19. Post-Quantum Cryptography If practical quantum computers are built someday (and it seems increasingly likely that they will be), most of the public key cryptography used today to secure the internet will be broken. The reason for this is the discovery of polynomial time quantum algorithms for integer factoring and discrete logarithms, the problems on which these widely used public key systems are based.
"Post-Quantum Cryptography" refers to cryptographic systems whose security is based on problems for which no polynomial time quantum algorithm is known. (This is different, of course, from saying that no polynomial time quantum algorithm is possible.) In looking for candidate post-quantum systems, it isn't enough just to look for systems whose security is based on problems other than factoring or discrete logarithms, since some systems based on other, more exotic problems have been broken by quantum algorithms as well.

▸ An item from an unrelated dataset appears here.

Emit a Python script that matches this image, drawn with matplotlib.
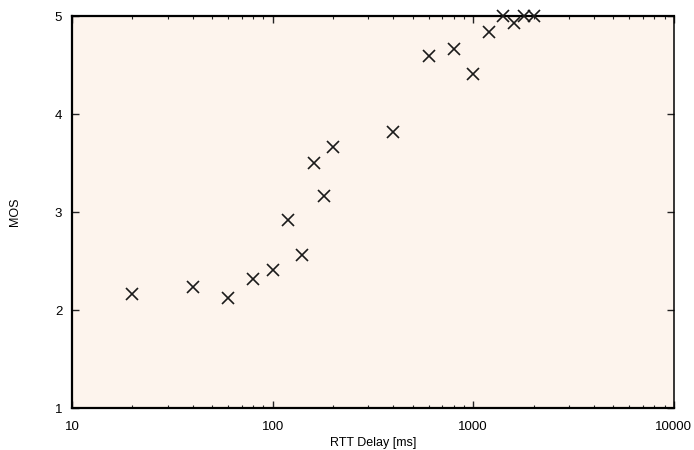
import matplotlib
matplotlib.use("Agg")
import matplotlib.pyplot as plt
from matplotlib.ticker import LogLocator, FixedLocator

# RTT delay (ms) and mean opinion score
rtt_ms = [20, 40, 60, 80, 100, 120, 140, 160, 180, 200,
          400, 600, 800, 1000, 1200, 1400, 1600, 1800, 2000]
mos = [2.16, 2.23, 2.12, 2.32, 2.41, 2.92, 2.56, 3.50, 3.16, 3.66,
       3.82, 4.59, 4.66, 4.41, 4.84, 5.00, 4.93, 5.00, 5.00]

x_ticks = [10, 100, 1000, 10000]
x_tick_labels = ["10", "100", "1000", "10000"]
y_ticks = [1, 2, 3, 4, 5]

plt.rcParams["font.family"] = ["Liberation Sans", "DejaVu Sans"]

fig = plt.figure(figsize=(6.94, 4.5), dpi=100)
ax = fig.add_axes([0.1037, 0.0933, 0.8673, 0.8711])
ax.set_facecolor("#fdf4ed")

ax.plot(rtt_ms, mos, linestyle="none", marker="x", color="#1a1a1a",
        markersize=8, markeredgewidth=1.2, clip_on=False, zorder=3)

ax.set_xscale("log")
ax.set_xlim(10, 10000)
ax.set_ylim(1, 5)
ax.set_xticks(x_ticks)
ax.set_xticklabels(x_tick_labels)
ax.xaxis.set_minor_locator(LogLocator(base=10, subs=range(2, 10)))
ax.yaxis.set_major_locator(FixedLocator(y_ticks))

ax.tick_params(which="both", direction="in", top=True, right=True,
               labelsize=9.5, color="#222222")
ax.tick_params(axis="x", pad=9)
ax.tick_params(axis="y", pad=7)
ax.tick_params(which="major", length=5, width=1)
ax.tick_params(which="minor", length=2.5, width=0.8)

for side in ["left", "bottom", "top"]:
    ax.spines[side].set_linewidth(1.6)
ax.spines["right"].set_linewidth(1.1)

ax.set_xlabel("RTT Delay [ms]", fontsize=9, labelpad=3.5)
ax.set_ylabel("MOS", fontsize=9, labelpad=24)

fig.savefig("out.png", dpi=100)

The following book provides a detailed technical survey of candidate cryptosystems for a post-quantum world:
D. Bernstein, J. Buchmann, E. Dahmen, Post-Quantum Cryp- tography, Springer, 2009.
A project on this topic would consist of a tutorial paper on one of the public key cryptosystems described in this book. As usual, I am asking you to provide some technical depth in your paper; I am not looking for a survey. Please note that you do not have to know anything at all about quantum computing to work on this topic!
Here are some details on two of the candidate post-quantum cryptosystems.
NTRU is a public-key cryptosystem, introduced in 1995, whose security is based on the presumed intractability of the shortest vector problem on lattices. No polynomial time quantum algorithm is known for solving this problem. An expository paper on NTRU might be an interesting project for someone with a good background in abstract algebra. The original paper is J. Hoffstein, J. Pipher, J. Silverman, "NTRU: A Ring-Based Public Key Cryptosystem"
See also:
i. J. Hoffstein, J. Pipher, J. Silverman, Introduction to Mathematical Cryptography, Springer, 2009
ii. https://cseweb.ucsd.edu/classes/sp07/cse206a/ (the first four lectures here provide a useful introduction to lattices)
The McEliece cryptosystem was developed in the early days of public key cryptography; its security is based on the presumed hardness of some problems from coding theory. It has never been used much in practice because it requires very large key sizes. But the advent of quantum algorithms has led to renewed interest.
In connection with this topic I'd like to call the following paper to your attention:
Dinh, Moore, and Russell, "The McEliece Cryptosystem Resists Quan- tum Fourier Sampling Attacks".
First of all, let me say that I do not actually expect you to read this pa- per beyond the abstract and first page, since it presupposes considerable detailed knowledge of quantum computing. (In fact, the paper is hard to read even if you do have detailed knowledge of quantum computing.) But it's good to be aware of the paper, because it presents a very interesting result. The reason the result is interesting is that quantum Fourier sampling is the most widely used algorithmic technique in quantum computing. As far as I know, all polynomial time quantum algorithms that break existing cryptosystems are based on this technique. Thus, the discovery that the McEliece cryptosystem is resistant to this technique provides evidence that McEliece is resistant in general to quantum computing. Of course, it is still entirely possible that McEliece will be broken by a quantum algorithm that uses some other quantum algorithmic technique (techniques other than Fourier sampling do exist, and one expects new techniques to be discovered). But still, this is a very interesting result.